Alors que je conduisais une Mercedes noire et brillante que j’ai empruntée à un ami, à l'entrée du parking, j’ai accroché carrément le rétroviseur droit contre un pilier à l’entrée. « Ah, qu’est-ce que j’ai fait ! », ai-je pensé et j’ai eu des sueurs froides. Quand je me suis réveillé, il était trois quarante-deux du matin.
Que
signifie ce rêve ? Il signifie sans doute que je dois manger de l’anguille. La
Mercedes noire est le symbole de l’anguille, le fait d’accrocher le rétroviseur
symbolise ma culpabilité de manger quelque chose de riche en calories – C’est
un mensonge. Je me suis juste dit que j’ai envie de manger de l’anguille
aujourd’hui. Mais j’ai réellement fait ce rêve.
Au
fait, l’anguille, c’est très bon. À vrai dire, j’adore ça. Ce n’est pas quelque
chose que l’on mange tous les jours, mais l’idée me vient une fois par tous les
deux mois, je me décide : « Bon ! Je vais manger de l’anguille aujourd’hui » et
je vais au restaurant. L’anguille est un met empreint d’une atmosphère
mystérieuse. La simple démarche d’aller dans un restaurant d’anguilles, de
commander le plat et de le manger, est pour moi comme le rituel d'une pensée
qui se concrétise.

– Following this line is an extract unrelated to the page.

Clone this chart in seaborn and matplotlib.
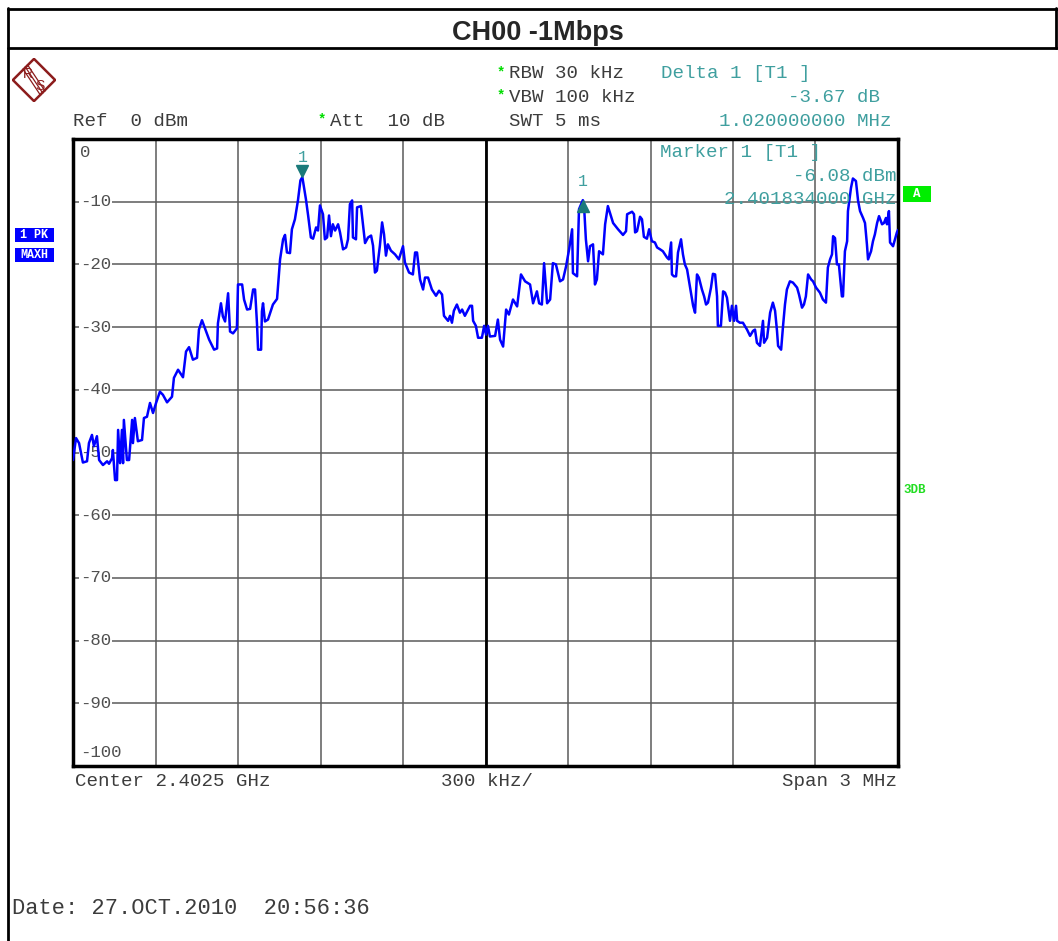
import matplotlib
matplotlib.use("Agg")
import matplotlib.pyplot as plt
import seaborn as sns
import numpy as np
import pandas as pd
from matplotlib.patches import Polygon, Rectangle
from matplotlib.lines import Line2D

# spectrum trace: offset from 2.401 GHz (MHz) and level (dBm)
freq_mhz = [
    0.000, 0.011, 0.022, 0.036, 0.051, 0.058, 0.069, 0.076, 0.087, 0.095,
    0.109, 0.124, 0.131, 0.142, 0.145, 0.153, 0.160, 0.164, 0.171, 0.178,
    0.182, 0.185, 0.196, 0.204, 0.215, 0.218, 0.225, 0.236, 0.251, 0.258,
    0.269, 0.280, 0.291, 0.302, 0.316, 0.327, 0.342, 0.360, 0.367, 0.382,
    0.400, 0.411, 0.422, 0.436, 0.451, 0.458, 0.469, 0.480, 0.495, 0.513,
    0.524, 0.527, 0.538, 0.545, 0.553, 0.564, 0.571, 0.582, 0.596, 0.600,
    0.615, 0.622, 0.633, 0.644, 0.655, 0.662, 0.669, 0.673, 0.684, 0.687,
    0.691, 0.698, 0.709, 0.727, 0.742, 0.753, 0.764, 0.771, 0.778, 0.789,
    0.796, 0.807, 0.818, 0.827, 0.834, 0.847, 0.855, 0.865, 0.873, 0.884,
    0.891, 0.898, 0.909, 0.916, 0.924, 0.931, 0.938, 0.945, 0.953, 0.964,
    0.971, 0.982, 0.993, 1.000, 1.007, 1.015, 1.018, 1.029, 1.033, 1.047,
    1.055, 1.062, 1.073, 1.084, 1.091, 1.098, 1.105, 1.116, 1.124, 1.131,
    1.138, 1.145, 1.156, 1.171, 1.185, 1.200, 1.207, 1.222, 1.236, 1.244,
    1.251, 1.262, 1.273, 1.280, 1.291, 1.305, 1.320, 1.331, 1.342, 1.349,
    1.364, 1.371, 1.378, 1.385, 1.396, 1.407, 1.415, 1.425, 1.444, 1.451,
    1.455, 1.465, 1.473, 1.487, 1.495, 1.502, 1.509, 1.516, 1.535, 1.545,
    1.553, 1.564, 1.575, 1.585, 1.600, 1.615, 1.629, 1.644, 1.662, 1.673,
    1.687, 1.695, 1.705, 1.713, 1.724, 1.735, 1.745, 1.756, 1.771, 1.782,
    1.793, 1.804, 1.815, 1.818, 1.833, 1.840, 1.854, 1.858, 1.865, 1.873,
    1.880, 1.891, 1.898, 1.905, 1.913, 1.927, 1.935, 1.945, 1.964, 1.982,
    2.000, 2.011, 2.015, 2.033, 2.040, 2.044, 2.051, 2.062, 2.069, 2.076,
    2.087, 2.095, 2.105, 2.116, 2.124, 2.135, 2.145, 2.160, 2.167, 2.175,
    2.178, 2.185, 2.193, 2.200, 2.211, 2.218, 2.225, 2.233, 2.244, 2.255,
    2.262, 2.269, 2.276, 2.287, 2.295, 2.302, 2.309, 2.320, 2.327, 2.335,
    2.342, 2.345, 2.356, 2.364, 2.371, 2.378, 2.389, 2.396, 2.404, 2.411,
    2.415, 2.425, 2.436, 2.451, 2.462, 2.473, 2.480, 2.487, 2.498, 2.509,
    2.513, 2.524, 2.535, 2.545, 2.553, 2.560, 2.564, 2.575, 2.582, 2.589,
    2.596, 2.607, 2.618, 2.633, 2.640, 2.651, 2.658, 2.665, 2.673, 2.684,
    2.691, 2.702, 2.716, 2.727, 2.738, 2.745, 2.753, 2.760, 2.764, 2.771,
    2.778, 2.785, 2.796, 2.800, 2.807, 2.815, 2.818, 2.829, 2.836, 2.847,
    2.855, 2.862, 2.873, 2.880, 2.887, 2.891, 2.902, 2.909, 2.916, 2.924,
    2.931, 2.942, 2.949, 2.956, 2.960, 2.967, 2.971, 2.982, 2.989, 2.996,
    3.000,
]
level_dbm = [
    -51.2, -47.7, -48.5, -51.6, -51.4, -48.5, -47.2, -49.0, -47.4, -51.2,
    -52.0, -51.4, -51.8, -50.9, -49.6, -54.4, -54.4, -46.4, -51.7, -46.4,
    -51.7, -44.8, -51.2, -51.2, -44.8, -48.5, -44.5, -48.2, -48.0, -44.5,
    -44.3, -42.1, -43.7, -42.1, -40.3, -40.8, -42.0, -41.1, -38.1, -36.8,
    -38.0, -33.9, -33.2, -35.2, -34.9, -30.4, -28.9, -30.2, -32.0, -33.6,
    -33.4, -29.4, -26.2, -28.3, -29.1, -24.6, -30.7, -31.0, -30.2, -23.2,
    -23.2, -25.6, -27.2, -27.1, -24.0, -24.0, -29.4, -33.6, -33.6, -27.5,
    -26.2, -29.1, -28.8, -26.4, -25.5, -19.2, -16.0, -15.3, -18.1, -18.2,
    -14.4, -12.8, -9.8, -6.6, -6.08, -9.6, -12.2, -15.7, -15.9, -14.1,
    -14.6, -10.6, -12.0, -16.0, -15.7, -12.2, -15.5, -13.6, -14.6, -13.6,
    -14.9, -17.6, -17.3, -16.0, -10.4, -9.8, -15.7, -16.0, -10.9, -10.7,
    -13.8, -16.6, -15.7, -15.4, -17.0, -21.3, -21.0, -17.0, -13.3, -15.2,
    -18.6, -16.8, -17.8, -18.4, -19.2, -17.1, -19.7, -21.3, -21.6, -18.1,
    -18.1, -22.4, -24.0, -22.1, -22.1, -24.0, -25.0, -24.2, -24.8, -28.2,
    -29.0, -28.2, -29.3, -27.4, -26.4, -27.7, -27.2, -28.2, -26.6, -26.6,
    -29.0, -29.8, -31.7, -31.7, -29.8, -31.2, -29.8, -31.5, -31.4, -28.8,
    -32.0, -33.1, -27.2, -28.0, -25.6, -26.7, -21.6, -22.7, -23.2, -26.2,
    -24.3, -26.2, -26.4, -19.8, -26.2, -25.6, -19.8, -20.0, -22.7, -22.4,
    -20.3, -17.6, -14.4, -21.4, -21.9, -11.2, -9.75, -10.4, -16.0, -19.5,
    -17.1, -16.8, -23.2, -22.4, -17.9, -18.4, -13.6, -10.7, -13.4, -14.4,
    -15.3, -14.7, -12.0, -11.6, -12.0, -14.9, -14.7, -12.4, -12.8, -15.6,
    -15.9, -14.4, -16.3, -16.5, -17.3, -17.6, -17.9, -18.9, -19.2, -16.5,
    -21.6, -21.9, -21.9, -18.1, -16.0, -18.4, -20.0, -20.8, -23.7, -26.6,
    -27.7, -21.6, -22.1, -24.0, -25.1, -26.4, -26.1, -23.7, -21.5, -21.6,
    -25.1, -29.8, -29.8, -24.3, -24.5, -25.3, -29.0, -26.6, -29.0, -26.6,
    -29.0, -29.3, -29.3, -30.4, -31.4, -30.6, -30.4, -32.5, -33.0, -29.0,
    -32.5, -31.7, -27.7, -26.1, -27.4, -30.6, -33.0, -33.6, -29.8, -26.4,
    -24.0, -22.7, -22.9, -23.7, -24.8, -26.9, -26.4, -25.1, -21.6, -22.4,
    -22.7, -23.7, -24.5, -25.6, -26.1, -20.5, -19.2, -18.4, -15.5, -15.8,
    -20.0, -20.0, -25.1, -25.1, -17.9, -16.3, -11.5, -7.8, -6.3, -6.7,
    -9.9, -11.5, -12.6, -13.4, -16.8, -19.2, -17.9, -16.3, -15.2, -13.4,
    -12.3, -13.6, -13.4, -12.6, -13.6, -11.5, -16.5, -17.1, -16.0, -14.9,
    -14.5,
]

marker_freq = 0.834
marker_level = -6.08
delta_freq = 1.854
delta_level = -9.75

y_levels = [-10, -20, -30, -40, -50, -60, -70, -80, -90]

header_left = "Ref  0 dBm"
header_att = "Att  10 dB"
header_bw = ["RBW 30 kHz", "VBW 100 kHz", "SWT 5 ms"]
delta_lines = ["Delta 1 [T1 ]", "-3.67 dB", "1.020000000 MHz"]
marker_lines = ["Marker 1 [T1 ]", "-6.08 dBm", "2.401834000 GHz"]

W, H = 1058, 941
MONO = "Liberation Mono"
GREY = "#3c3c3c"
TEAL = "#3f9f9f"

sns.set_style("white")
plt.rcParams["font.family"] = ["Liberation Mono", "DejaVu Sans"]


def fx(x):
    return x / W


def fy(y):
    return 1 - y / H


fig = plt.figure(figsize=(10.58, 9.41), dpi=100)

# outer frame and title row
for xs, ys in [([8, 8], [8, H]), ([8, W], [9, 9]), ([8, W], [48, 48]), ([1056, 1056], [8, 48])]:
    fig.add_artist(Line2D([fx(v) for v in xs], [fy(v) for v in ys], color="black", lw=2))
fig.text(fx(538), fy(33), "CH00 -1Mbps", ha="center", va="center",
         fontsize=19.5, fontweight="bold", family="Liberation Sans")

# R&S logo
logo = fig.add_axes([fx(12), fy(102), fx(44), 44 / H])
logo.set_xlim(0, 1)
logo.set_ylim(0, 1)
logo.axis("off")
red = "#8c1c1c"
logo.add_patch(Polygon([(0.5, 0.98), (0.98, 0.5), (0.5, 0.02), (0.02, 0.5)], closed=True,
                       fill=False, ec=red, lw=1.8))
for off in (-0.05, 0.0, 0.05):
    logo.plot([0.3 + off, 0.7 + off], [0.8 + off, 0.2 + off], color=red, lw=0.9)
logo.text(0.36, 0.64, "R", color=red, fontsize=10, ha="center", va="center", family="Liberation Sans")
logo.text(0.63, 0.36, "S", color=red, fontsize=10, ha="center", va="center", family="Liberation Sans")

# header texts
fs = 13.8
fig.text(fx(73), fy(121), header_left, fontsize=fs, color=GREY, va="center", family=MONO)
fig.text(fx(318), fy(119), "*", fontsize=10, color="#00dd00", va="center", fontweight="bold", family=MONO)
fig.text(fx(330), fy(121), header_att, fontsize=fs, color=GREY, va="center", family=MONO)
for i, txt in enumerate(header_bw):
    yy = 74 + i * 23.5
    if i < 2:
        fig.text(fx(497), fy(yy - 2), "*", fontsize=10, color="#00dd00", va="center", fontweight="bold", family=MONO)
    fig.text(fx(509), fy(yy), txt, fontsize=fs, color=GREY, va="center", family=MONO)
fig.text(fx(661), fy(74), delta_lines[0], fontsize=fs, color=TEAL, va="center", family=MONO)
fig.text(fx(880), fy(97), delta_lines[1], fontsize=fs, color=TEAL, va="center", ha="right", family=MONO)
fig.text(fx(892), fy(121), delta_lines[2], fontsize=fs, color=TEAL, va="center", ha="right", family=MONO)

# trace display
ax = fig.add_axes([fx(73), fy(766), fx(898 - 73), (766 - 139) / H])
df = pd.DataFrame({"freq": freq_mhz, "level": level_dbm})
ax.set_xlim(0, 3)
ax.set_ylim(-100, 0)
ax.set_xticks(np.arange(0, 3.01, 0.3))
ax.set_yticks(np.arange(-100, 1, 10))
ax.tick_params(length=0, labelleft=False, labelbottom=False)
ax.grid(True, color="#5a5a5a", lw=1.1)
ax.axvline(1.5, color="black", lw=2)
for sp in ax.spines.values():
    sp.set_color("black")
    sp.set_linewidth(2.5)

for v in y_levels:
    ax.text(0.025, v, "-" + str(abs(v)), fontsize=12.5, color="#505050", va="center", ha="left",
            family=MONO, bbox=dict(fc="white", ec="none", pad=0.5), zorder=3)
ax.text(0.025, -2.1, "0", fontsize=12.5, color="#505050", va="center", ha="left", family=MONO)
ax.text(0.025, -97.8, "-100", fontsize=12.5, color="#505050", va="center", ha="left", family=MONO)

for i, txt in enumerate(marker_lines):
    if i == 0:
        ax.text(2.135, -2.2, txt, fontsize=fs, color=TEAL, va="center", family=MONO, zorder=5)
    else:
        ax.text(2.995, -6.0 - (i - 1) * 3.6, txt, fontsize=fs, color=TEAL, va="center", ha="right",
                family=MONO, zorder=5)

sns.lineplot(data=df, x="freq", y="level", ax=ax, color="#0000ff", lw=1.8,
             estimator=None, sort=False, zorder=4)
ax.set_xlabel("")
ax.set_ylabel("")

ax.plot(marker_freq, marker_level + 0.9, marker="v", color="#1a7a7a", markersize=9, zorder=6)
ax.text(marker_freq, marker_level + 3.1, "1", fontsize=12, color=TEAL, ha="center", va="center", family=MONO)
ax.plot(delta_freq, delta_level - 0.9, marker="^", color="#1a7a7a", markersize=9, zorder=6)
ax.text(delta_freq, delta_level + 3.0, "1", fontsize=12, color=TEAL, ha="center", va="center", family=MONO)

# side labels
fig.add_artist(Rectangle((fx(903), fy(202)), fx(28), 16 / H, fc="#00ee00", ec="none"))
fig.text(fx(917), fy(194), "A", fontsize=9, color="white", fontweight="bold", ha="center", va="center", family=MONO)
for yy, txt in [(235, "1 PK"), (255, "MAXH")]:
    fig.add_artist(Rectangle((fx(15), fy(yy + 7)), fx(39), 14 / H, fc="#0000ff", ec="none"))
    fig.text(fx(34.5), fy(yy), txt, fontsize=8.5, color="white", fontweight="bold",
             ha="center", va="center", family=MONO)
fig.text(fx(903), fy(490), "3DB", fontsize=9, color="#22dd22", fontweight="bold", va="center", family=MONO)

# footer
fig.text(fx(75), fy(782), "Center 2.4025 GHz", fontsize=fs, color=GREY, va="center", family=MONO)
fig.text(fx(441), fy(782), "300 kHz/", fontsize=fs, color=GREY, va="center", family=MONO)
fig.text(fx(897), fy(782), "Span 3 MHz", fontsize=fs, color=GREY, va="center", ha="right", family=MONO)
fig.text(fx(12), fy(908), "Date: 27.OCT.2010  20:56:36", fontsize=15.8, color=GREY, va="center", family=MONO)

fig.savefig("out.png", dpi=100)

Cet aspect inexplicable est aussi agréable.
Mais
je n’aime pas forcément l’anguille depuis longtemps. Quand j’étais enfant, elle
me semblait quelque peu effrayante, même lorsque ma famille en mangeait, moi
seul la refusais. Cependant, à un certain point de ma vie, j’ai soudainement
aimé l’anguille. Je n’arrive pas à me rappeler quand, ni dans quelle
circonstance, j’ai pu manger de l’anguille, mais en tout cas, elle est
délicieuse quand on y goûte.
Il
y a très longtemps, en me promenant dans la campagne lors d'un voyage à Nara,
j’ai trouvé un vieux restaurant d’anguilles dans une petite ville et j’y suis
entré. On m’a introduit dans une pièce à tatami tranquille du premier étage ;
j’ai commandé une cuisine d’anguille. Il était environ une heure de
l’après-midi, ma femme et moi avions très faim. Mais après le simple thé qu'on
nous a servi au début, et malgré une longue attente, nos plats ne venaient
toujours pas. Je me suis couché et j’ai attendu environ une heure. Comme j’avais
de plus en plus faim et que je me sentais fatigué, je suis descendu en bas pour
voir ce qui se passait. C’était sombre et tout à fait calme, il semblait qu’il
n’y avait personne. Ma femme et moi semblions être les seuls clients.
«
Pardon ! », ai-je appelé en avançant dans le couloir ; au fond il y avait une
pièce au sol de terre battue qui semblait servir de cuisine. J’ai jeté un coup
d’œil à l’intérieur, dans la lueur faible et mouillée comme dans un vieux film
polonais. Une vieille dame voûtée me tournait le dos, quelque chose comme un
gros peigne à la main.
Tandis que je la regardais, elle l’a lancé et
elle a piqué le cou d’une anguille. C’était une scène comme dans un rêve
ancien.
Sans
rien dire, je suis retourné au premier étage ; j’ai continué à attendre. Un
certain temps plus tard, elle nous a apporté nos unajyû en disant « Voilà, pour
vous ». C’était, sans aucune exagération ni aucune réserve, de l’anguille
vraiment délicieuse. L’anguille, c’est un met particulier. C’est ce que je
pense sérieusement.
*Unajyû est un plat japonais de morceaux d’anguille grillés, servis sur du riz dans une boîte laquée.